* Collected material:
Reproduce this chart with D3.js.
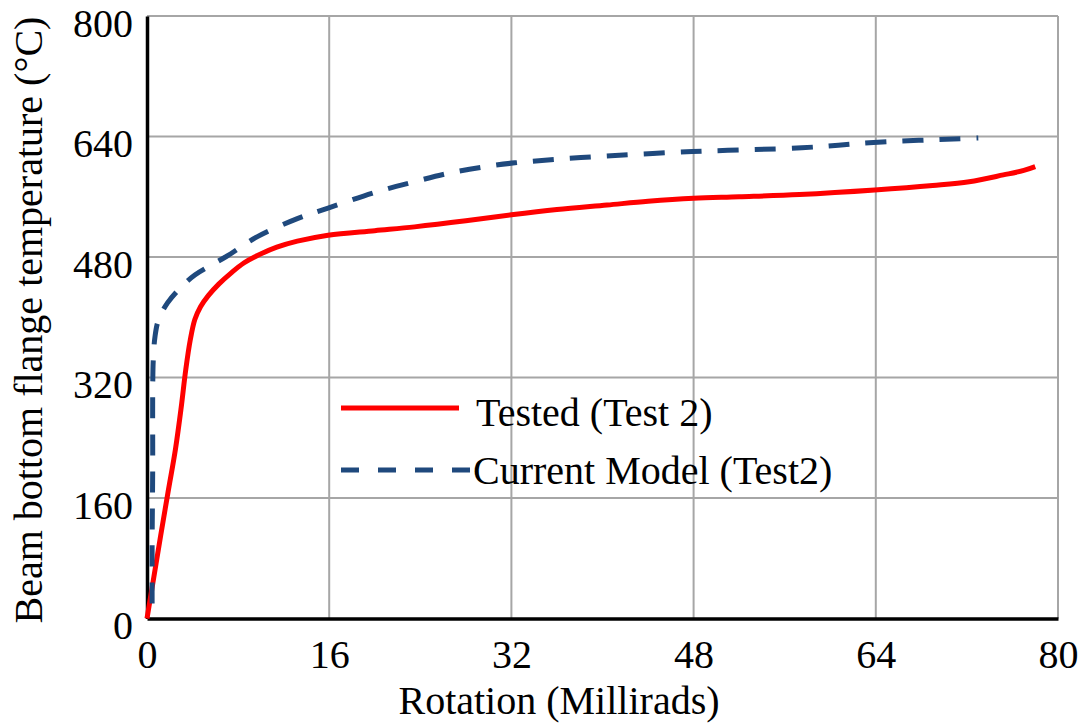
<!DOCTYPE html>
<html>
<head>
<meta charset="utf-8">
<script src="https://cdn.jsdelivr.net/npm/d3@7"></script>
<style>
  body { margin: 0; background: #fff; }
  text { font-family: "Liberation Serif", "Times New Roman", serif; fill: #000; }
</style>
</head>
<body>
<svg id="chart" width="1089" height="727"></svg>
<script>
// Tick labels
const xTicks = [0, 16, 32, 48, 64, 80];
const yTicks = [0, 160, 320, 480, 640, 800];

// Tested (Test 2) - rotation (millirads) vs temperature (C)
const testedRot  = [0, 0.6, 1.2, 1.85, 2.5, 3.0, 3.4, 3.8, 4.2, 4.7, 5.4, 6.3, 7.4, 8.5, 9.7, 11.4, 13.2, 15.9, 20, 23.5, 28, 32, 36, 40.4, 44, 48, 52, 57.3, 63.9, 69, 72.2, 75.2, 77, 78];
const testedTemp = [0, 55, 110, 168, 225, 280, 330, 370, 397, 414, 429, 444, 459, 472, 482, 493, 501, 509, 515, 520, 528, 536, 543, 549, 554, 558, 560, 563, 569, 575, 580, 589, 595, 600];

// Current Model (Test2)
const modelRot  = [0.45, 0.45, 0.5, 0.5, 0.55, 0.7, 1.0, 1.8, 3.0, 4.2, 5.5, 7.0, 9.7, 13.2, 15.9, 20.3, 23.5, 26.4, 29.3, 32.3, 38.1, 47.9, 57.5, 63.8, 73.0];
const modelTemp = [20, 100, 200, 300, 343, 374, 396, 419, 440, 456, 468, 481, 507, 531, 545, 567, 580, 591, 599, 605, 612, 620, 625, 632, 638];

const seriesNames = ["Tested (Test 2)", "Current Model (Test2)"];
const seriesColors = ["#ff0000", "#1f497d"];

// Layout (pixels in the 1089x727 frame)
const plotLeft = 147, plotRight = 1058, plotTop = 16, plotBottom = 618.5;
const fontSize = 40;

const svg = d3.select('#chart');

const x = d3.scaleLinear().domain([0, 80]).range([plotLeft, plotRight]);
const y = d3.scaleLinear().domain([0, 800]).range([plotBottom, plotTop]);

// grid lines
const grid = svg.append('g').attr('class', 'grid');
grid.selectAll('line.v')
  .data(xTicks.slice(1))
  .join('line')
  .attr('x1', d => x(d)).attr('x2', d => x(d))
  .attr('y1', y(800)).attr('y2', y(0))
  .style('stroke', '#a6a6a6').style('stroke-width', 2);
grid.selectAll('line.h')
  .data(yTicks.slice(1))
  .join('line')
  .attr('x1', x(0)).attr('x2', x(80))
  .attr('y1', d => y(d)).attr('y2', d => y(d))
  .style('stroke', '#a6a6a6').style('stroke-width', 2);

// axes
const xAxis = svg.append('g')
  .attr('transform', `translate(0,${plotBottom})`)
  .call(d3.axisBottom(x).tickValues(xTicks).tickSize(0).tickPadding(21).tickFormat(d3.format('d')));
const yAxis = svg.append('g')
  .attr('transform', `translate(${plotLeft},0)`)
  .call(d3.axisLeft(y).tickValues(yTicks).tickSize(0).tickPadding(14).tickFormat(d3.format('d')));

[xAxis, yAxis].forEach(a => {
  a.select('.domain').style('stroke', '#000').style('stroke-width', 3.5);
  a.selectAll('text').style('font-size', fontSize + 'px').style('font-family', '"Liberation Serif", serif');
});
yAxis.selectAll('text').attr('dy', '0.5em');

// series
const line = d3.line()
  .x(d => x(d[0]))
  .y(d => y(d[1]))
  .curve(d3.curveCatmullRom.alpha(0.5));

const tested = d3.zip(testedRot, testedTemp);
const model = d3.zip(modelRot, modelTemp);

svg.append('path')
  .datum(tested)
  .attr('d', line)
  .style('fill', 'none')
  .style('stroke', seriesColors[0])
  .style('stroke-width', 5);

svg.append('path')
  .datum(model)
  .attr('d', line)
  .style('fill', 'none')
  .style('stroke', seriesColors[1])
  .style('stroke-width', 5)
  .style('stroke-dasharray', '21,16');

// axis titles
svg.append('text')
  .attr('x', 559)
  .attr('y', 714)
  .attr('text-anchor', 'middle')
  .style('font-size', fontSize + 'px')
  .text('Rotation (Millirads)');

svg.append('text')
  .attr('transform', 'translate(42,320) rotate(-90)')
  .attr('text-anchor', 'middle')
  .style('font-size', fontSize + 'px')
  .text('Beam bottom flange temperature (°C)');

// legend
const legend = svg.append('g').attr('class', 'legend');
const legendRows = [
  { name: seriesNames[0], color: seriesColors[0], dash: null, y: 408, x2: 459, tx: 476, ty: 426 },
  { name: seriesNames[1], color: seriesColors[1], dash: '18,19', y: 470, x2: 471, tx: 473, ty: 484 }
];
legendRows.forEach(r => {
  legend.append('line')
    .attr('x1', 341).attr('x2', r.x2)
    .attr('y1', r.y).attr('y2', r.y)
    .style('stroke', r.color)
    .style('stroke-width', 5)
    .style('stroke-dasharray', r.dash);
  legend.append('text')
    .attr('x', r.tx)
    .attr('y', r.ty)
    .style('font-size', fontSize + 'px')
    .text(r.name);
});
</script>
</body>
</html>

* Aim of the task: Repeat the listing above from its first line through the line that contains "const yTicks = [0, 160, 320, 480, 640, 800];", both included, and nothing more. Drop the pictures.

* The response:
Reproduce this chart with D3.js.
<!DOCTYPE html>
<html>
<head>
<meta charset="utf-8">
<script src="https://cdn.jsdelivr.net/npm/d3@7"></script>
<style>
  body { margin: 0; background: #fff; }
  text { font-family: "Liberation Serif", "Times New Roman", serif; fill: #000; }
</style>
</head>
<body>
<svg id="chart" width="1089" height="727"></svg>
<script>
// Tick labels
const xTicks = [0, 16, 32, 48, 64, 80];
const yTicks = [0, 160, 320, 480, 640, 800];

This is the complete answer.